1. Voodoo Child- 1968
‘Voodoo Child’ was one of the most iconic blues of the 60’s. The jam was so electrifying that it had to be produced twice; first in 1968 in the album Ladyland and a second time in 1971 as a single. The single was No.1 in UK Charts but never featured in US Charts. Nevertheless, the classic has been played countless times on Classic Rock Radio.
Jimi Hendrix Last Recordings of All Time
Ezy Ryder- 1971
Jimi Hendrix came to an untimely drug-related death in 1970. Since his death was not expected, one can’t really say there are activities in his life or songs he wrote that predicted his death. Ezy Ryder, inspired by the film Easy Rider, appeared in the first Hendrix posthumous album ‘Cry of Love’. The album was a collection of songs that would have made Jimi Hendrix fourth album. ‘Ezy Ryder’ is a funk jam with a straightforward message and trippy at the same time.

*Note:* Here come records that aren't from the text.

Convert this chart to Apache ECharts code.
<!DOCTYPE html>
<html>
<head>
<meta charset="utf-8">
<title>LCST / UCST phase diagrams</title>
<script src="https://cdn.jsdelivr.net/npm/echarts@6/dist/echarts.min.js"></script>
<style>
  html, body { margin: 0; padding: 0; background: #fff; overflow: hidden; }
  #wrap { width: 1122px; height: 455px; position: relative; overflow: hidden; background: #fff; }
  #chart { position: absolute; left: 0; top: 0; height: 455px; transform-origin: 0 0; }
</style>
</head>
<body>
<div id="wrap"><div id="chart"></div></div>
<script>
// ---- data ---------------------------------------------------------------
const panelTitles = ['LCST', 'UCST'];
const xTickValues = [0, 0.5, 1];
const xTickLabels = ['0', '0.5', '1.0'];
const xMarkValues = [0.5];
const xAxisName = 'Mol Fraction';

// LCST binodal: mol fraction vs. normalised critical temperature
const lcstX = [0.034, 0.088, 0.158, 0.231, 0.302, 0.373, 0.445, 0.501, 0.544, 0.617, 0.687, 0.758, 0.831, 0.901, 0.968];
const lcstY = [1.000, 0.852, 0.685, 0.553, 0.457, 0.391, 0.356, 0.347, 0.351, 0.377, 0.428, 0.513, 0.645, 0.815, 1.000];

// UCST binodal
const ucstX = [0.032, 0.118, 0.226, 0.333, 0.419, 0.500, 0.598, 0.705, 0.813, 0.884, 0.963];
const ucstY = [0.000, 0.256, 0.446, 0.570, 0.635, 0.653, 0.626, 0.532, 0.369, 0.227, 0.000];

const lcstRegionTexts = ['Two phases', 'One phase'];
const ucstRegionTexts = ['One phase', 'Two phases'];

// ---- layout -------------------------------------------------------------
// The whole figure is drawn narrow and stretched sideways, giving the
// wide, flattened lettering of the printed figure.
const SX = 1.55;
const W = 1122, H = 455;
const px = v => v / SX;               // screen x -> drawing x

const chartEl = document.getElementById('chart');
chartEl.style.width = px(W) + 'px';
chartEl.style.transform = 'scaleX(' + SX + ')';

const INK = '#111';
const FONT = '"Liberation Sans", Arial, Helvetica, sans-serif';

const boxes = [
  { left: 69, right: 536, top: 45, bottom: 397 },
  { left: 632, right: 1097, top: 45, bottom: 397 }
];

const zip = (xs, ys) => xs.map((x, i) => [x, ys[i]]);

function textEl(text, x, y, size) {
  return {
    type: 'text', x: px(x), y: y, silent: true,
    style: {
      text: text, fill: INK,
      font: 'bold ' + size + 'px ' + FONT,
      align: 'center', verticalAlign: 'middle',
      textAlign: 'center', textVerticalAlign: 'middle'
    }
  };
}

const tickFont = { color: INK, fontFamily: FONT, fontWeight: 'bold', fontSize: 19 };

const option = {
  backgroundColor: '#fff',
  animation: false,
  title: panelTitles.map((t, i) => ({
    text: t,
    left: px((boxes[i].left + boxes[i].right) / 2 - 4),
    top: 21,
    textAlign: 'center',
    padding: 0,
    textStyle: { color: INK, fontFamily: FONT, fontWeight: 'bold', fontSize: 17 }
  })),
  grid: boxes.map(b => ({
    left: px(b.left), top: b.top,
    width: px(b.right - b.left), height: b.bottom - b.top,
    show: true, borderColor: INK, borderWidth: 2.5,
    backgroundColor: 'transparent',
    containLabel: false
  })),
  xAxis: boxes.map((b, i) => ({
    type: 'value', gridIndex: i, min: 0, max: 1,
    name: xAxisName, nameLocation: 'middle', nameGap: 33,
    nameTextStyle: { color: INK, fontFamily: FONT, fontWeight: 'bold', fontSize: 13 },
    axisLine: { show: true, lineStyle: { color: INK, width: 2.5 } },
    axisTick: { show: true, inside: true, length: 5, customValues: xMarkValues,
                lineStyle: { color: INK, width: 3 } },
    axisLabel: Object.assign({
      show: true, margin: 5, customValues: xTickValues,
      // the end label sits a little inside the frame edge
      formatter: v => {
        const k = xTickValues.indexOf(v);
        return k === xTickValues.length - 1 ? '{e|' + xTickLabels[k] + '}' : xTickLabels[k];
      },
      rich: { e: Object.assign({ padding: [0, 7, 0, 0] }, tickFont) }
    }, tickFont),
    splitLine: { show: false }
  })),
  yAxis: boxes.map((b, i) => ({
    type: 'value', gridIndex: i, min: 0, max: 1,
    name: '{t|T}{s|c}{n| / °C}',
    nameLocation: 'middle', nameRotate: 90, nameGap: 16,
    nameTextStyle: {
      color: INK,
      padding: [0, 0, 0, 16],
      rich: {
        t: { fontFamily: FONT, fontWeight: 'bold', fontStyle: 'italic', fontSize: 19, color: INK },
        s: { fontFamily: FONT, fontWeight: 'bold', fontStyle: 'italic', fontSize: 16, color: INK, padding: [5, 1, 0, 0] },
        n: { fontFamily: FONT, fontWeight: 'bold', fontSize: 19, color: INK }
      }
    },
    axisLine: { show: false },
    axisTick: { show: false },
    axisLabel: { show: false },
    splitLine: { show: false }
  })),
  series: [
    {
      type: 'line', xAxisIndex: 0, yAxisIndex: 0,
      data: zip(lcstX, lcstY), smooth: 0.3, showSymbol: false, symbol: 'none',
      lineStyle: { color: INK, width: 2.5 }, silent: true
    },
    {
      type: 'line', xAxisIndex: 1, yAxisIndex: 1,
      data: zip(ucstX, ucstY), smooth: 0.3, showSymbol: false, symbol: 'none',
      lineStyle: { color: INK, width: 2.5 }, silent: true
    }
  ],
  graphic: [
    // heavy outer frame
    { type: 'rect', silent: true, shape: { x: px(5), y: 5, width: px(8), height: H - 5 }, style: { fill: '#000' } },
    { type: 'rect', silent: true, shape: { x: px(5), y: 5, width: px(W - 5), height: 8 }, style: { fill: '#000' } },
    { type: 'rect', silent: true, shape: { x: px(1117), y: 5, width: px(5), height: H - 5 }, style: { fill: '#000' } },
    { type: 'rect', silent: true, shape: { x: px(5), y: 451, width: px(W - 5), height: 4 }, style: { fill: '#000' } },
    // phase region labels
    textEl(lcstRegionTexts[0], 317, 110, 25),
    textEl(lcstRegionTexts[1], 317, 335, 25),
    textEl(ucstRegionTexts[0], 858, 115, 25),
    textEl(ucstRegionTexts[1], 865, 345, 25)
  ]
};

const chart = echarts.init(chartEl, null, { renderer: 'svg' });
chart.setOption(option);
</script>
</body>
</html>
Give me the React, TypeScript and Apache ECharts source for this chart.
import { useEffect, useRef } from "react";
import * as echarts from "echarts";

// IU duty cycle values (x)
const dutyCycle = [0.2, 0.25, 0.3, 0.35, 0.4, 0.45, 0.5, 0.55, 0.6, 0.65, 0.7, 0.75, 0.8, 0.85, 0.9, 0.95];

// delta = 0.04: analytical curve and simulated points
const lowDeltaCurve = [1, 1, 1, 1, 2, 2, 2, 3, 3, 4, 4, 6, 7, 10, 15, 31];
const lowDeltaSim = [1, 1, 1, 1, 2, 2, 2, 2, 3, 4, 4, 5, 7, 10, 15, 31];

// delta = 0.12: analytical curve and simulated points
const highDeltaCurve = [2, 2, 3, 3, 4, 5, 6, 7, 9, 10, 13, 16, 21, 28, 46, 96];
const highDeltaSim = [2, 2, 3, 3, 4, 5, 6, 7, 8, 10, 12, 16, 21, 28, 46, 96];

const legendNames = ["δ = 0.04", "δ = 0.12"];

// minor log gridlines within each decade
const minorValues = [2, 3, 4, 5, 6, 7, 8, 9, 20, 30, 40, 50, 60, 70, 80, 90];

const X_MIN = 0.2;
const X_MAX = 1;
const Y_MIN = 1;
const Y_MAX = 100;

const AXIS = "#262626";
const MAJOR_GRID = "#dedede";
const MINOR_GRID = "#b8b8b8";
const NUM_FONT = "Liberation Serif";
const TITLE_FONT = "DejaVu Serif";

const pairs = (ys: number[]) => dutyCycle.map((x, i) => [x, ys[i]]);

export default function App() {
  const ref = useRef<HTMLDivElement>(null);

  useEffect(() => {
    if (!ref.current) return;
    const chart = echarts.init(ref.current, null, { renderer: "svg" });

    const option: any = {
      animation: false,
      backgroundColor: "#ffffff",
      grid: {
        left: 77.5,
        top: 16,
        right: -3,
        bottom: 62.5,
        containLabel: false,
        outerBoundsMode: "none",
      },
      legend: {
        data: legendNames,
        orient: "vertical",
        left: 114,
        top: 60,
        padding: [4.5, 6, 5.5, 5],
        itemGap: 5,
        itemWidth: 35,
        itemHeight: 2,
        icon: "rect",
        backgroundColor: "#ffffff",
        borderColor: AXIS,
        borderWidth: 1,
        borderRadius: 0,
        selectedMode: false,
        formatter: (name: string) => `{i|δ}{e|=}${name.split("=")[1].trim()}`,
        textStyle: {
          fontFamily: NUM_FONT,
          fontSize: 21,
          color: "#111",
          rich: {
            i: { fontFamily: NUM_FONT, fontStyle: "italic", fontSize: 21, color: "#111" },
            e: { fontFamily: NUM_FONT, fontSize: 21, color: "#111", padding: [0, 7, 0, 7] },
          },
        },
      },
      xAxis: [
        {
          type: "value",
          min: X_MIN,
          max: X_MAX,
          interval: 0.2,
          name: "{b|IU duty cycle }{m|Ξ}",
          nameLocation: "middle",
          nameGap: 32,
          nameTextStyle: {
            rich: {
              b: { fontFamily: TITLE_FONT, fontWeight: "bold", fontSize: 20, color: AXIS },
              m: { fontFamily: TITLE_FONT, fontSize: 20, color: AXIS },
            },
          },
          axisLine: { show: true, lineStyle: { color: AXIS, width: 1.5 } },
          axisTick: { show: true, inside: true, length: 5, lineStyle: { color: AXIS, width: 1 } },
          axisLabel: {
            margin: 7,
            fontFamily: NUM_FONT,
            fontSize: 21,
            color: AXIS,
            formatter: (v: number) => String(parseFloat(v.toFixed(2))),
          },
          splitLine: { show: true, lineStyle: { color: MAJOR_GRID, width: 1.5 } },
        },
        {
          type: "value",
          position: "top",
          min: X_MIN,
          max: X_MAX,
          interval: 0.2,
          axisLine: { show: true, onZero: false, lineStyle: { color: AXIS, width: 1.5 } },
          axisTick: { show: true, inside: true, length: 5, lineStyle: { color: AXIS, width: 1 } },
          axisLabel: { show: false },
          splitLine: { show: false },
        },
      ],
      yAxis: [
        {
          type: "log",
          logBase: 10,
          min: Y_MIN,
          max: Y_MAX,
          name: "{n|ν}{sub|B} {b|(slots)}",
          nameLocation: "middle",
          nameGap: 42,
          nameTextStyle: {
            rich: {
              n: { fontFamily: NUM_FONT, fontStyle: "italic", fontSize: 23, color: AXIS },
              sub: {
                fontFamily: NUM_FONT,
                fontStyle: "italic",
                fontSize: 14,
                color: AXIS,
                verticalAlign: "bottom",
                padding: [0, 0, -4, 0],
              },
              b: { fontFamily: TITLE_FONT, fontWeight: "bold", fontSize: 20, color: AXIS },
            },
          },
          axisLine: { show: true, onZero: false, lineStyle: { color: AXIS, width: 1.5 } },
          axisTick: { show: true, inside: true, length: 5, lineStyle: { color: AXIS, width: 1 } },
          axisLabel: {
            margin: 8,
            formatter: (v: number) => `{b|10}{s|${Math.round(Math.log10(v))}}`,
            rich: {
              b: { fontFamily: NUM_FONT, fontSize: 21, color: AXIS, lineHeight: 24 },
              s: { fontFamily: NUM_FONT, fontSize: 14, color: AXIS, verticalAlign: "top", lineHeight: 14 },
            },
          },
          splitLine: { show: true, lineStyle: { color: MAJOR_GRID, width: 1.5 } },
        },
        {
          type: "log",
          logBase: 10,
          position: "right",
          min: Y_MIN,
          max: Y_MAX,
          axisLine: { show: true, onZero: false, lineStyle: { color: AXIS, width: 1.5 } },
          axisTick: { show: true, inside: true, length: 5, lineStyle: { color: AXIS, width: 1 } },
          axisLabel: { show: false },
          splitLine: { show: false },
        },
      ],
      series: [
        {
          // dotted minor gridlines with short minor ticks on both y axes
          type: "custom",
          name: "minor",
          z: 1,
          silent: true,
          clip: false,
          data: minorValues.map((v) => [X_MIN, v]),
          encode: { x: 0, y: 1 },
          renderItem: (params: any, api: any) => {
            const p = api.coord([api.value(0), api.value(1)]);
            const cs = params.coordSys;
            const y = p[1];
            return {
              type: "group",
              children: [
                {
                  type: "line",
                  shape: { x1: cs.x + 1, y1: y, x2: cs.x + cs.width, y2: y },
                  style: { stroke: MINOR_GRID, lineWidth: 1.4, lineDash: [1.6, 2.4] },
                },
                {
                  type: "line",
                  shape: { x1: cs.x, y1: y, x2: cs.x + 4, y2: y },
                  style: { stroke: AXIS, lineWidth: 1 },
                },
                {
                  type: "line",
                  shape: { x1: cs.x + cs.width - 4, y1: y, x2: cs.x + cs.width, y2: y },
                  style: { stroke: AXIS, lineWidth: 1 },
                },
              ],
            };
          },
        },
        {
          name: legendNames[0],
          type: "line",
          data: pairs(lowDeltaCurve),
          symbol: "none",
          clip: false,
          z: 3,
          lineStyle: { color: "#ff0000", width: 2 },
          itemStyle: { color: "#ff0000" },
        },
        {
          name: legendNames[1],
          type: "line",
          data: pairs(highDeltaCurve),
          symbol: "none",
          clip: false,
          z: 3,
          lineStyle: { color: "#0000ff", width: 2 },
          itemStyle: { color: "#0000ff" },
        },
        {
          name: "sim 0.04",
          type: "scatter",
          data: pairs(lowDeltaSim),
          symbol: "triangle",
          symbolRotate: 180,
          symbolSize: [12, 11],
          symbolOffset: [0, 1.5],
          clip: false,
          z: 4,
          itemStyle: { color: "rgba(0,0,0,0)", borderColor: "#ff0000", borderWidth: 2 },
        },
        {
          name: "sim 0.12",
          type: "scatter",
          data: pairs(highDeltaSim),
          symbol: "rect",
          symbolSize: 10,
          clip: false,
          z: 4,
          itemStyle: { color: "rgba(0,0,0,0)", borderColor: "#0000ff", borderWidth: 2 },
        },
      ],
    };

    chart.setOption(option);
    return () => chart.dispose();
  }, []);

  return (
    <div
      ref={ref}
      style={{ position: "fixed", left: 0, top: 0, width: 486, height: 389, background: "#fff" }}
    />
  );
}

There is nothing fair about dying at the age of 27, especially if you have such a promising future like Hendrix. The iconic instrumentalist introduced the use of the wah-wah pedal in rock music. Hendrix received awards such as Melody Maker Pop Musician of The Year in 1967, Rolling Stone Performer of The Year in 1968, Disc and Music Echo World Top Musician in 1969 and Guitar Player Rock Guitarist of the Year in 1970. In 1992 the Jimi Hendrix Experience earned a place in the Rock and Roll Hall of Fame. In 2005, the same happened in the UK Music Hall of Fame. All three of his studio albums are among the 100 Greatest Albums Of All Time.